Using the same data from Bankrate (we downloaded the amortization schedule as a CSV file), at 4.25%, our first $1,475 monthly payment sees $1,062 go just towards interest, while only $413 of the principal is repaid, lowering our initial $300,000 balance to $299,586.

In the second month, our payment is the same, but the 4.25% is now accruing against a lower number, $299,586. This means that less interest is accruing, and (slightly) more of our fixed payment is going towards the principal.

Switching to the amortization table for our 4% loan, you can see that the monthly payment is lower, because it takes less money to pay off the loan by the end of 30 years. But even with a lower payment, the lower interest means that a larger portion of the principal is being covered from the very first month.

This gap will only widen with time, and eventually, you'll be able to find the month in the schedule where the breakeven point makes the cost of buying down your rate worth it.

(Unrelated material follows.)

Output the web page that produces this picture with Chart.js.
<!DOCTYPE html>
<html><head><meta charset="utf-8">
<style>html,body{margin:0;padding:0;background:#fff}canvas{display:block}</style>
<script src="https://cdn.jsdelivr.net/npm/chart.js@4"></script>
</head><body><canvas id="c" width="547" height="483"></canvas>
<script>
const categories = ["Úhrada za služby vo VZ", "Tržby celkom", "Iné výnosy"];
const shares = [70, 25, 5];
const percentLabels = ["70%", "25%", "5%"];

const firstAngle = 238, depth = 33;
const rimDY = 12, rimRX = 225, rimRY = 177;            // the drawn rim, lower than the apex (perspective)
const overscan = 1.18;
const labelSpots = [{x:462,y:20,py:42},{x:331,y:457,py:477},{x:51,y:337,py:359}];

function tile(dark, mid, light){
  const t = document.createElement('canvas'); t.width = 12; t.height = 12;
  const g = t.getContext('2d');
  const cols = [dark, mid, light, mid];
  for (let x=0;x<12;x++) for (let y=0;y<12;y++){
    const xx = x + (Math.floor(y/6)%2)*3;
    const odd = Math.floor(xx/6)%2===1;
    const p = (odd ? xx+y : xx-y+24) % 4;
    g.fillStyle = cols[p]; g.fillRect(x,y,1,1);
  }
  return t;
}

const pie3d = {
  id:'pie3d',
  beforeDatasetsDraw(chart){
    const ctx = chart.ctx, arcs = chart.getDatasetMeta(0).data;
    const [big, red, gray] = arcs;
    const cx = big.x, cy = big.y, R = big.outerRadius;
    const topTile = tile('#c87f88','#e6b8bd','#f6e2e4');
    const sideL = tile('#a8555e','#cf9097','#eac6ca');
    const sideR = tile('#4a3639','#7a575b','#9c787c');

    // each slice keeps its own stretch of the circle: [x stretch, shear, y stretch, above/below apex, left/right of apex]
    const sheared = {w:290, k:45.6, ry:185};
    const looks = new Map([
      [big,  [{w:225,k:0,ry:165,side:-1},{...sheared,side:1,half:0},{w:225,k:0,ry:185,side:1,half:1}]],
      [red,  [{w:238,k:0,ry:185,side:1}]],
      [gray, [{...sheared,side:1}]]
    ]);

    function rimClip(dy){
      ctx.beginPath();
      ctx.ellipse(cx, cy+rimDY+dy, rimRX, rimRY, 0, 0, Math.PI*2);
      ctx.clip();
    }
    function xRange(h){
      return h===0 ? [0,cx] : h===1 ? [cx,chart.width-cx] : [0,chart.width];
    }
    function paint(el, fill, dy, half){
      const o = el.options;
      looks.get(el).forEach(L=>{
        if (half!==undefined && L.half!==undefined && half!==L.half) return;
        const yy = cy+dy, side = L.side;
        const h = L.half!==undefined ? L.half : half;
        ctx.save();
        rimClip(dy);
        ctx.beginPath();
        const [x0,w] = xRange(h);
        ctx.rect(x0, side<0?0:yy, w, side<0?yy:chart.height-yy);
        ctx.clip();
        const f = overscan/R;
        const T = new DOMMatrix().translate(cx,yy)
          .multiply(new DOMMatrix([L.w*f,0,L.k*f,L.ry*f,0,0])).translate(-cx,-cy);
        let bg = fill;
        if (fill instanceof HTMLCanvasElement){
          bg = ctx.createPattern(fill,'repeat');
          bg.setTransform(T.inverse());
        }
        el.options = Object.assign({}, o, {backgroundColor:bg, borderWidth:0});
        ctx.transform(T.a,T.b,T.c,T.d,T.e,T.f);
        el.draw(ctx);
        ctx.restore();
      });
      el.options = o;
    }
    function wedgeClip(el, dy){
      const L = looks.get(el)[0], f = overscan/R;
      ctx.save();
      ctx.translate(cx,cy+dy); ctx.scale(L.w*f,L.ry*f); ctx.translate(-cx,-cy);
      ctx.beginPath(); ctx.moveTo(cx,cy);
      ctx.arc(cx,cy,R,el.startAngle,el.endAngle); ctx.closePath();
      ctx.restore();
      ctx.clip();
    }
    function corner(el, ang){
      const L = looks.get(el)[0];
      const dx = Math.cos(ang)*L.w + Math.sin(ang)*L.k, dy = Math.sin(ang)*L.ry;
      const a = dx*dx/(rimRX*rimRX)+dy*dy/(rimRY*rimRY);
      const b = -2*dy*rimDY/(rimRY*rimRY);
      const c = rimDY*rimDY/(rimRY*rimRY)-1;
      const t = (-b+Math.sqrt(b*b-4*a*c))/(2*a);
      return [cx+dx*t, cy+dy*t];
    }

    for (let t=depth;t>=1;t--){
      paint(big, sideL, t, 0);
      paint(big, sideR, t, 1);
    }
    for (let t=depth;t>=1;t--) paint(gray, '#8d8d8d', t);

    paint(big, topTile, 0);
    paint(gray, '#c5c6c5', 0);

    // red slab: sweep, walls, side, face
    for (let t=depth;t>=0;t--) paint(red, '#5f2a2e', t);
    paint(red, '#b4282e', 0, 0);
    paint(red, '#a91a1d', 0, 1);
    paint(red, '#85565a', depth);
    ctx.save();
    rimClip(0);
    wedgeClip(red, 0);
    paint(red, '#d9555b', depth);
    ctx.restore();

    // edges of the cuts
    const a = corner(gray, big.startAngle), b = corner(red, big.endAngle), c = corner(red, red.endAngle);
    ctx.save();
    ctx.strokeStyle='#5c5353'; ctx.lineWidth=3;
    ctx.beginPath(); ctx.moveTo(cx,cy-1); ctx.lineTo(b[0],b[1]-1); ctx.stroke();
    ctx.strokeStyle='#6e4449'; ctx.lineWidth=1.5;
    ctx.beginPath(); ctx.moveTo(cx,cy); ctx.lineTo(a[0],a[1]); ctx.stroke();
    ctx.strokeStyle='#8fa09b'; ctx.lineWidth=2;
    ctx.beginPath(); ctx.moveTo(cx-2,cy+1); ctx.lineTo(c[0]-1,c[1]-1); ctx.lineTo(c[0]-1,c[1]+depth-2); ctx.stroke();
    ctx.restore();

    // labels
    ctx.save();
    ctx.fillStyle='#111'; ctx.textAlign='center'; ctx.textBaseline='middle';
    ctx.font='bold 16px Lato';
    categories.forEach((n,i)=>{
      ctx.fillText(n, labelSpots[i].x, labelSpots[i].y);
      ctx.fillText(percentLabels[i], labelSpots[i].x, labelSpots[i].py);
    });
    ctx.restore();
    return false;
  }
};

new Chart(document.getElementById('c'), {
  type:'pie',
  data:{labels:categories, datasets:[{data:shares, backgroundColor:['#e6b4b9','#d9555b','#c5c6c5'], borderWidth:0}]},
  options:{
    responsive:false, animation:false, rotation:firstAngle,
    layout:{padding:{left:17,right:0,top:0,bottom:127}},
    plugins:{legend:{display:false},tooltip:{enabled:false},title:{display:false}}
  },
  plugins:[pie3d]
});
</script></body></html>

But there are other scenarios to consider as well. Things aren't as black and white as the Time Value of Money and Breakeven Point. Even if you plan to leave before you break even, there is the possibility that you just prefer the lower payment that comes with a discounted mortgage, even if it means paying an upfront sum. You could have other expenses that have less wriggle room, and want to make sure your monthly budget stays balanced. Remember that nothing happens in a vacuum. Anything you do in one area of your finances will likely affect multiple other areas.

For those with significant debts, there is also the possibility they need to buy down their mortgage to get within the allowable debt to income range their lender will approve for their loan. In this scenario, the breakeven point is irrelevant, as they wouldn't be approved for the loan with the higher rate and payment in the first place.

At the end of the day, it's up to you to use this knowledge and determine which factors are most pressing in deciding whether you should utilize discount points, but I wanted you to have the knowledge in the first place. And hopefully, this little post helped in doing so! Happy house hunting!